Task goal: Copy the data exactly from the line that contains "Rebuild this chart as a Python" through the line that contains "import matplotlib.pyplot as plt", keeping both end lines and leaving out everything else.

Dataset rows:
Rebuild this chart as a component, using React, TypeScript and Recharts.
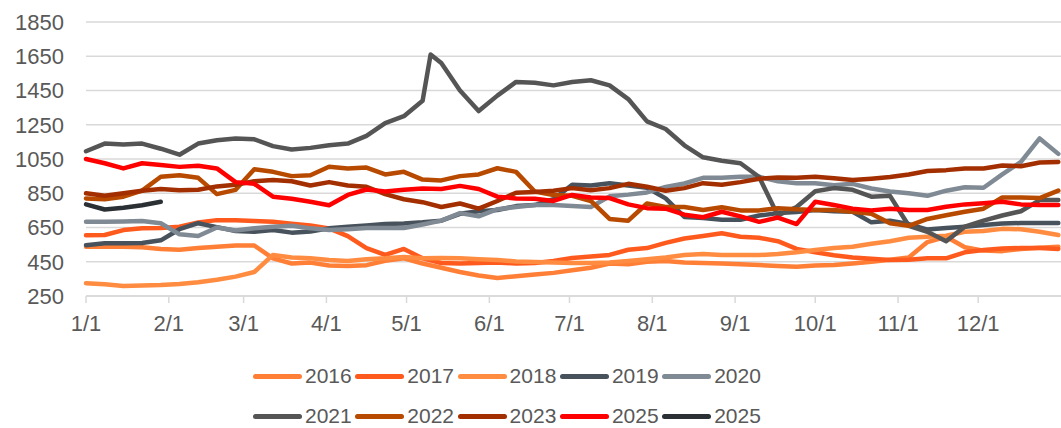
---
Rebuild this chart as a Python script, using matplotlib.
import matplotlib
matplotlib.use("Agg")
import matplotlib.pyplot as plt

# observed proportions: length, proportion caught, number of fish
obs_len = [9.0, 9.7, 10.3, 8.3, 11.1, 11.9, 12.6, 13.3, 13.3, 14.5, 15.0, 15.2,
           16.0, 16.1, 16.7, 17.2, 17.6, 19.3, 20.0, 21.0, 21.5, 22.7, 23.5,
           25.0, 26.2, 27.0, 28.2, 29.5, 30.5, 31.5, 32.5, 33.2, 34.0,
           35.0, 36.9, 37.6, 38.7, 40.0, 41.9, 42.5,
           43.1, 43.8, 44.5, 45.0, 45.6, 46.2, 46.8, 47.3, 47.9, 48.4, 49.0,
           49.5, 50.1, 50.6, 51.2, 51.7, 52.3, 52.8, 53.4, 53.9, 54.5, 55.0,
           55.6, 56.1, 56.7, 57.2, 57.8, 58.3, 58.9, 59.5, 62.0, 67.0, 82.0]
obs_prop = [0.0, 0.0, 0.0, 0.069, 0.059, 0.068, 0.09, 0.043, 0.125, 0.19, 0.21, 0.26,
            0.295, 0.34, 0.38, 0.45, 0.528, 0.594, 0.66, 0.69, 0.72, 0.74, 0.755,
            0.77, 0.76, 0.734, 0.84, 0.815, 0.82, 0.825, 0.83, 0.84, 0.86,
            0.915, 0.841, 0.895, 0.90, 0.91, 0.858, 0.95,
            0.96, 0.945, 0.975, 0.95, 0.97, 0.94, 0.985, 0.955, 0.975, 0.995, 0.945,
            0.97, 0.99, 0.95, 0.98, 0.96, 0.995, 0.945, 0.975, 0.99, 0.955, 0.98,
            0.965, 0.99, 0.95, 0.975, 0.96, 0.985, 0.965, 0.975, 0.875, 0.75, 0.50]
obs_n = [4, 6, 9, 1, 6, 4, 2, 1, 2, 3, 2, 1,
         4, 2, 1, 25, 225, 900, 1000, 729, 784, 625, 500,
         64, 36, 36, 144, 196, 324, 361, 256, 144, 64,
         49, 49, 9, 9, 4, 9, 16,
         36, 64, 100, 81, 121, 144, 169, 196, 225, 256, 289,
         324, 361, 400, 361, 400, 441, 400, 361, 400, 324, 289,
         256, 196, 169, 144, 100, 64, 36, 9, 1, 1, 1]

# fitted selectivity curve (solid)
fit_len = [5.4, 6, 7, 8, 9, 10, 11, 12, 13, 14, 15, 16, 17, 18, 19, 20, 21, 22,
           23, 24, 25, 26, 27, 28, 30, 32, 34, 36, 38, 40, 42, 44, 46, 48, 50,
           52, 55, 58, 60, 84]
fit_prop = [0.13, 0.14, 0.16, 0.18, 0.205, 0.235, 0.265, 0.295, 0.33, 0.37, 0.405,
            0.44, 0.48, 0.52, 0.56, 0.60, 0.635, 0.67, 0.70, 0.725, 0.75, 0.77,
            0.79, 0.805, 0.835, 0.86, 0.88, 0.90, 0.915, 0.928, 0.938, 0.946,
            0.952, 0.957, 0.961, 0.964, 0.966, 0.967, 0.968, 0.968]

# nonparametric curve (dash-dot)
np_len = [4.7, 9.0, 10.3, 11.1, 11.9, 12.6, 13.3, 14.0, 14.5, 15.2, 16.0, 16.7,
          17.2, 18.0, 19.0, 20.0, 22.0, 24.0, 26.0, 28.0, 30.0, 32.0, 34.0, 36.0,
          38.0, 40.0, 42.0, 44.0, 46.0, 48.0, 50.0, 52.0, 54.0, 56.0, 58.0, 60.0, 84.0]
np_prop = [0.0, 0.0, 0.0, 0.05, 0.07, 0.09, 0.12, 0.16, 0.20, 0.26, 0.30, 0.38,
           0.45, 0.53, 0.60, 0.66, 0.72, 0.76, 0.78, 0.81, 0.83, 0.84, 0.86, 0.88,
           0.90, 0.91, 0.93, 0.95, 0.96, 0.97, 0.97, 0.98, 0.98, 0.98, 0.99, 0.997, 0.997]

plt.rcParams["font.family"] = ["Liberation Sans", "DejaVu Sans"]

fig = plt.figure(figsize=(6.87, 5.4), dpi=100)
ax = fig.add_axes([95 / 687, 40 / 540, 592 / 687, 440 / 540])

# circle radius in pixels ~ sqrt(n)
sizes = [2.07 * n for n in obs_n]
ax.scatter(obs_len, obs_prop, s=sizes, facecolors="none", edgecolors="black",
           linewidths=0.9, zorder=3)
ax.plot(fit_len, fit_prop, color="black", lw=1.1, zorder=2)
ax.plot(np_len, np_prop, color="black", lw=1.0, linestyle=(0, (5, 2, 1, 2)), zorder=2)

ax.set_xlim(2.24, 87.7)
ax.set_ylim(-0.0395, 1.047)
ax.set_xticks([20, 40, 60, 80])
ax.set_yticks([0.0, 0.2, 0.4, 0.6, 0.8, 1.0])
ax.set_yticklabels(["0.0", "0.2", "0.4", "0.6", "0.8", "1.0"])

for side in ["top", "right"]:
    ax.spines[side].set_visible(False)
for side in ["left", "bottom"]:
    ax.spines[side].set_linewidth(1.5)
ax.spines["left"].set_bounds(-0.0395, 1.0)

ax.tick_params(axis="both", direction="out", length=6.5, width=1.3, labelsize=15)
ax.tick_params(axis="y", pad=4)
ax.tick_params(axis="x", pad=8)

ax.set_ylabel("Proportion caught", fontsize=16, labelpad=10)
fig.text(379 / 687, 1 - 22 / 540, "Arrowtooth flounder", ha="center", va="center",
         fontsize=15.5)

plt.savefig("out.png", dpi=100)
==
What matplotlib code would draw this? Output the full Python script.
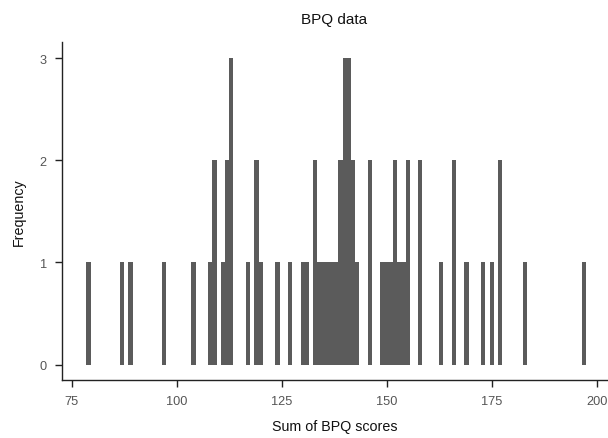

Result below:
Rebuild this chart as a Python script, using matplotlib.
import matplotlib
matplotlib.use("Agg")
import matplotlib.pyplot as plt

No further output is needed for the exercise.